Ever since Israel withdrew from the Gaza Strip in 2005, there has been speculation about the precise connection between Hamas and the Islamic Republic of Iran. The Israeli disengagement plan was supposed to produce a more stable outcome and not four Israeli-Palestinian wars. After all, the Israel Defense Forces pulled out of the Gaza Strip; all of the 9,000 settlers who lived there abandoned their homes as well. It is hard to find the basis of outstanding grievances that could justify Hamas launching salvo after salvo of rockets at Israeli population centres and devoting scarce resources to an endless war with the Jewish state.
It makes sense then to look elsewhere for Hamas’s motivation. What, for example, is the precise role of its main financial sponsor, Iran, in keeping this conflict raging? Is there an ideological imperative that everyone is missing?
Iran and Hamas are not natural allies. Hamas, according to its own charter, is the Palestinian branch of the Muslim Brotherhood, a network of Sunni organisations operating in nearly 130 countries. Since the 1979 Islamic Revolution, Iran has been a Shiite theocracy, seeking to spread its Shiite doctrine around the Middle East and beyond at the expense of the Sunni world. Hamas had strategic ties with Sunni powers. In the late 1990s, between 50 and 70 per cent of the Hamas budget came from Saudi Arabia.
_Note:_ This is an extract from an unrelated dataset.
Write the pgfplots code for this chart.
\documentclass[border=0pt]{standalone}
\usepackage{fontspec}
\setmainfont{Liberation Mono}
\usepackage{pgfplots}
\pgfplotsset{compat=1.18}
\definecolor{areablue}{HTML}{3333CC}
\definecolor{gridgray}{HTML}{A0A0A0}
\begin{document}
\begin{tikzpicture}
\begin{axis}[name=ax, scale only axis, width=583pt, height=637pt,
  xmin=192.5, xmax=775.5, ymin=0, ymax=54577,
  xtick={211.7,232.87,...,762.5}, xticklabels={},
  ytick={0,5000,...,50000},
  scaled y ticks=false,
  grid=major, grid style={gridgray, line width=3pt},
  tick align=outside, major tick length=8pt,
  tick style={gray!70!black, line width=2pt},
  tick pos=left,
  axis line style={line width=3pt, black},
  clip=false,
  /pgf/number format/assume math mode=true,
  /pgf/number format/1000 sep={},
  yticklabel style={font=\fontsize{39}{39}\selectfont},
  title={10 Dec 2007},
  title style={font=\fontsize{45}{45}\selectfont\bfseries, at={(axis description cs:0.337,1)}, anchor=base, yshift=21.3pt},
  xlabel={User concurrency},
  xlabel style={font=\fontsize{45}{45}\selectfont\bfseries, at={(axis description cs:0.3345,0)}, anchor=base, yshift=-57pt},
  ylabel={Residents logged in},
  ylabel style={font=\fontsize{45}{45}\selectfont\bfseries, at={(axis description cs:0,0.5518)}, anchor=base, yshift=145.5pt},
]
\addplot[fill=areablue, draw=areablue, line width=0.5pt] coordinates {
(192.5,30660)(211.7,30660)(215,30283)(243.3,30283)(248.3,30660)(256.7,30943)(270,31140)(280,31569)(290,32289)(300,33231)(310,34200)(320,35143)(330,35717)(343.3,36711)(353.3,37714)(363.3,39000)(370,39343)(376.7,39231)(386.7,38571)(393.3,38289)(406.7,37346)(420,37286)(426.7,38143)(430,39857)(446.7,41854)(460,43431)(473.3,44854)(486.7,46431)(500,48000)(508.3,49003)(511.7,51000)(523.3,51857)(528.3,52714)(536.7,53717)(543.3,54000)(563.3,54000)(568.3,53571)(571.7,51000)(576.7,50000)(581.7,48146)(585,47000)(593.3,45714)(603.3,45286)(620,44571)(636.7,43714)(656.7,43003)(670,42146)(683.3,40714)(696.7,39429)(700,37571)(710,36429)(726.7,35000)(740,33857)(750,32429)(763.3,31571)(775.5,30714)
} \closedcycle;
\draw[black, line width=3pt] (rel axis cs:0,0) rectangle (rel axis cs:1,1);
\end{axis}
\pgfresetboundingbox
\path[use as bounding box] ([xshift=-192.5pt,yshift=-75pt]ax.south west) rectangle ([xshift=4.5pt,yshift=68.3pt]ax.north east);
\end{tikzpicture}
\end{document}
But that all changed after 9/11, when Riyadh insisted that the ideological foundations of the attacks on New York and Washington came out of the Muslim Brotherhood. Today Hamas does not receive a penny from the Saudis, who have outlawed the Muslim Brotherhood and its offshoots.
But Iran’s role in Hamas has only grown. Only last week, Ismail Haniyeh, the head of the Hamas political bureau, reportedly spoke on the telephone with Esmail Qaani, the commander of the Quds Force of the Islamic Revolutionary Guard Corps (IRGC), and the man who replaced the notorious General Qassem Suleimani.
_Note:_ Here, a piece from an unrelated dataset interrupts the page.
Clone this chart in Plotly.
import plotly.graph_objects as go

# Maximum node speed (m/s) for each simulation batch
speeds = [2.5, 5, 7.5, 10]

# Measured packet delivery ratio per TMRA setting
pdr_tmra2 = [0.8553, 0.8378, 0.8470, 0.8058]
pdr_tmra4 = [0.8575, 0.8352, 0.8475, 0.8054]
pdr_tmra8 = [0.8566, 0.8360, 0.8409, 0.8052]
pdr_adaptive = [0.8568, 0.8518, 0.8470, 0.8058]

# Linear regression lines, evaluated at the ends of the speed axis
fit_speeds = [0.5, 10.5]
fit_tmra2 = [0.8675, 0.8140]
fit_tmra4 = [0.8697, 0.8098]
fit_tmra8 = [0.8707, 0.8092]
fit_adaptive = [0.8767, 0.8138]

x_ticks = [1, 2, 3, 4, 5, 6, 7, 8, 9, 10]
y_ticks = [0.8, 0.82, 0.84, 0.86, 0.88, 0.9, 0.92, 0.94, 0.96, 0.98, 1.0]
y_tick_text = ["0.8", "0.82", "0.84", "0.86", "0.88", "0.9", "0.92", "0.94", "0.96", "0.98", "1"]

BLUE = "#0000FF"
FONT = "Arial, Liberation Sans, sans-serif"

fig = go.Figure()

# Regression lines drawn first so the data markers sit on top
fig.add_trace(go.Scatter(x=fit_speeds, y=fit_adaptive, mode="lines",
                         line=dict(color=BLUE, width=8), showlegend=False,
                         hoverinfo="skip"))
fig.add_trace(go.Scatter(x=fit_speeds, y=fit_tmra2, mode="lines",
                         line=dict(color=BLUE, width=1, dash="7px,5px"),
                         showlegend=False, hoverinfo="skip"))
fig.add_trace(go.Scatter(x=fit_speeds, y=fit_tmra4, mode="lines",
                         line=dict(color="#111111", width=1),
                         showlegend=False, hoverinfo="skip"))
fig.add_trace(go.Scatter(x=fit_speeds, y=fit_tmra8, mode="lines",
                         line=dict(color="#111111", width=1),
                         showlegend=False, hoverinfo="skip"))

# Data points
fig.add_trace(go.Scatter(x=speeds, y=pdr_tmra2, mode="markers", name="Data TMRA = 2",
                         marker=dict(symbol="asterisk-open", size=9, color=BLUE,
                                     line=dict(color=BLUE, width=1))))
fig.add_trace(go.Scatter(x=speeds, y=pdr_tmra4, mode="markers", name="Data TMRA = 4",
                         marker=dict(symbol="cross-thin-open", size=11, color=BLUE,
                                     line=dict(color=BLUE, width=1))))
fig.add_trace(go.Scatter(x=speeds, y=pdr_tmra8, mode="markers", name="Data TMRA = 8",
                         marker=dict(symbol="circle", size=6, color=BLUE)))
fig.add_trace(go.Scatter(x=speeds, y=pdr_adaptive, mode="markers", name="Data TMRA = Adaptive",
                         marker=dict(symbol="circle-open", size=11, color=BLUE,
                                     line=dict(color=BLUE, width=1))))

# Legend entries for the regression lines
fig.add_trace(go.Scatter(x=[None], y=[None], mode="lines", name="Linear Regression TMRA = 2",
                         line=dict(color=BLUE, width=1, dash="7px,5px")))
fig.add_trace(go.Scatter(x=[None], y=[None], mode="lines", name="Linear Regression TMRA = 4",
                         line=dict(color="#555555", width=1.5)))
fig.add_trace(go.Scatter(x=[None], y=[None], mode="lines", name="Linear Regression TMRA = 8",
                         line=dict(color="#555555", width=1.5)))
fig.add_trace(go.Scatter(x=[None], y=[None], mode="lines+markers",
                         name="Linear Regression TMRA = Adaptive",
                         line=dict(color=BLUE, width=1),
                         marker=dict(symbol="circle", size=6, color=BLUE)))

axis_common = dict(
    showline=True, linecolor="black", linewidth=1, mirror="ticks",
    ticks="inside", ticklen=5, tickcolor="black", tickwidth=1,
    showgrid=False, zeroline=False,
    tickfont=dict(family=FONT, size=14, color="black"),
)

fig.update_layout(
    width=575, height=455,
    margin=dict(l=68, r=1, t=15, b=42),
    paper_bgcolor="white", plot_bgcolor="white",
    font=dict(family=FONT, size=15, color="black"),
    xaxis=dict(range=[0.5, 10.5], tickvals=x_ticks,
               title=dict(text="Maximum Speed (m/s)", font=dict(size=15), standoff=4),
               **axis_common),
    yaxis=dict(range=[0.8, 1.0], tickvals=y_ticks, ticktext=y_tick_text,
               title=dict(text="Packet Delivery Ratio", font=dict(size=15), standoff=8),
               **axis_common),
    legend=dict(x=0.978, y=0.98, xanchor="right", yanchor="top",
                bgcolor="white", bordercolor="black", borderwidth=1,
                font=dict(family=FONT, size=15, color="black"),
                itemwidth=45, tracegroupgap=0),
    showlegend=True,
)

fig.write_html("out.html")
It is noteworthy that Hamas and Iran are communicating through individuals at the pinnacle of their power structures. There have also been monetary links. A senior Hamas official described the visit of a Hamas delegation to Tehran in 2006 which left the airport with $22 million stuffed into suitcases, and claimed that Suleimani had agreed that Iran would transfer an even larger sum.
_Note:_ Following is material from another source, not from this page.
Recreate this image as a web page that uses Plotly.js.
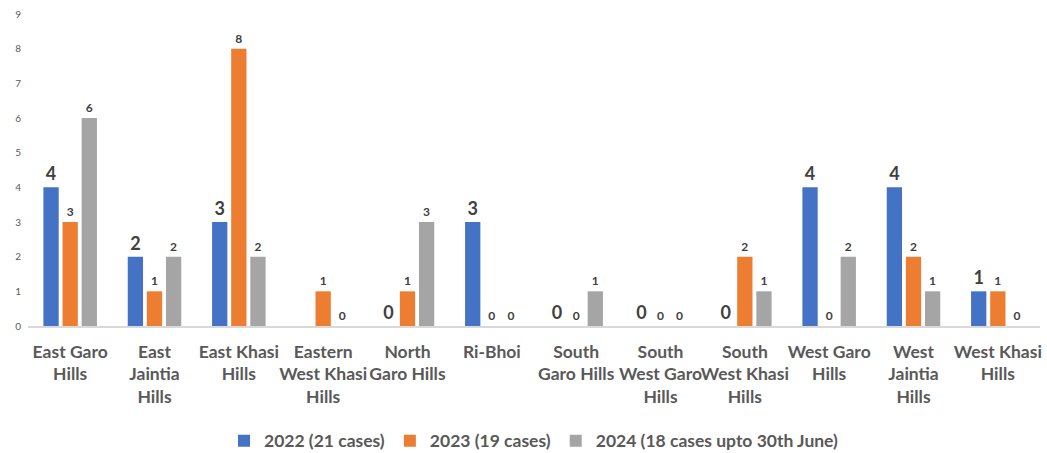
<!DOCTYPE html>
<html>
<head>
<meta charset="utf-8">
<script src="https://cdn.plot.ly/plotly-3.0.1.min.js"></script>
<style>html,body{margin:0;padding:0;background:#fff}#chart{width:1047px;height:453px}</style>
</head>
<body>
<div id="chart"></div>
<script>
const categories = ["East Garo<br>Hills", "East<br>Jaintia<br>Hills", "East Khasi<br>Hills", "Eastern<br>West Khasi<br>Hills", "North<br>Garo Hills", "Ri-Bhoi", "South<br>Garo Hills", "South<br>West Garo<br>Hills", "South<br>West Khasi<br>Hills", "West Garo<br>Hills", "West<br>Jaintia<br>Hills", "West Khasi<br>Hills"];
const seriesNames = ["2022 (21 cases)", "2023 (19 cases)", "2024 (18 cases upto 30th June)"];
const values2022 = [4, 2, 3, null, 0, 3, 0, 0, 0, 4, 4, 1];
const values2023 = [3, 1, 8, 1, 1, 0, 0, 0, 2, 0, 2, 1];
const values2024 = [6, 2, 2, 0, 3, 0, 1, 0, 1, 2, 1, 0];
const yTicks = [0, 1, 2, 3, 4, 5, 6, 7, 8, 9];

const colors = ["#4472C4", "#ED7D31", "#A5A5A5"];
const labelSizes = [18, 12, 12];
const font = "Lato, 'Open Sans', sans-serif";
const allValues = [values2022, values2023, values2024];

const traces = allValues.map((vals, i) => ({
  type: "bar",
  name: seriesNames[i],
  x: categories,
  y: vals,
  marker: {color: colors[i]},
  text: vals.map(v => v === null ? "" : String(v)),
  textposition: "outside",
  textfont: {family: font, size: labelSizes[i], color: "#404040", weight: 700},
  cliponaxis: false,
  hoverinfo: "skip"
}));

const layout = {
  width: 1047, height: 453,
  margin: {l: 28, r: 7, t: 14, b: 127},
  paper_bgcolor: "#fff", plot_bgcolor: "#fff",
  barmode: "group",
  bargap: 0.32,
  bargroupgap: 0.2,
  font: {family: font, color: "#595959"},
  xaxis: {
    automargin: false,
    showgrid: false, zeroline: false,
    showline: true, linecolor: "#D9D9D9", linewidth: 1.5,
    tickfont: {family: font, size: 17.5, color: "#595959", weight: 700},
    ticks: "", tickangle: 0, ticklabelstandoff: 9
  },
  yaxis: {
    automargin: false,
    range: [0, 9], tickvals: yTicks,
    showgrid: false, zeroline: false, showline: false,
    tickfont: {family: font, size: 10, color: "#595959"},
    ticks: "", ticklabelstandoff: 6
  },
  showlegend: true,
  legend: {
    orientation: "h", x: 0.5, xanchor: "center",
    yref: "container", y: 0.027, yanchor: "middle",
    font: {family: font, size: 17.5, color: "#595959", weight: 700},
    itemwidth: 30, traceorder: "normal"
  }
};

Plotly.newPlot("chart", traces, layout, {staticPlot: true, displayModeBar: false});
</script>
</body>
</html>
To understand Iran’s importance to Hamas, it is critical to recall the remarks of the Hamas representative in Lebanon that “Iran is the only country that supports the resistance with money and weapons”.
The current Hamas offensive against Israel should be placed in a broader context of Iranian ambitions. It is doubtful that Hamas would launch a war in the Middle East without running the idea by its Iranian sponsors. Undoubtedly, Iran is focused on getting rid of Western sanctions in its Geneva talks with the Western powers. But will Iran moderate its behaviour backing its militias across the Middle East?
An illuminating study published by the Tony Blair Institute for Global Change this February asserted that “the premise that Iran would moderate its commitment to creating and sponsoring militias due to the thaw in US-Iranian relations after the 2015 nuclear deal and sanctions relief for Tehran was false”. The study added that “the number of militias created by the IRGC surged after this period…”
Iran has had a militant militia doctrine for its global ambitions and Hamas fits right into that doctrine, along with the Taliban, al-Qaeda and other Sunni groups. And Shiite groups like Hizbullah and the Houthis of Yemen have increased their capabilities as well. Indeed, Houthi missile attacks into the heart of Riyadh in recent years have been strikingly similar to what Israel has been enduring in the Gaza War.
It is imperative that Israel defeat Hamas in this round of conflict. But Israel’s victory would have wider implications. It is important that Iranian expansionism through Middle Eastern militias is halted.
The mistake of the 2015 nuclear deal must not be repeated, with billions of dollars going to Iran, fuelling the next wave of terrorism – including the terror of Hamas. Not only is the security of Israel at stake but the security of the wider Western alliance.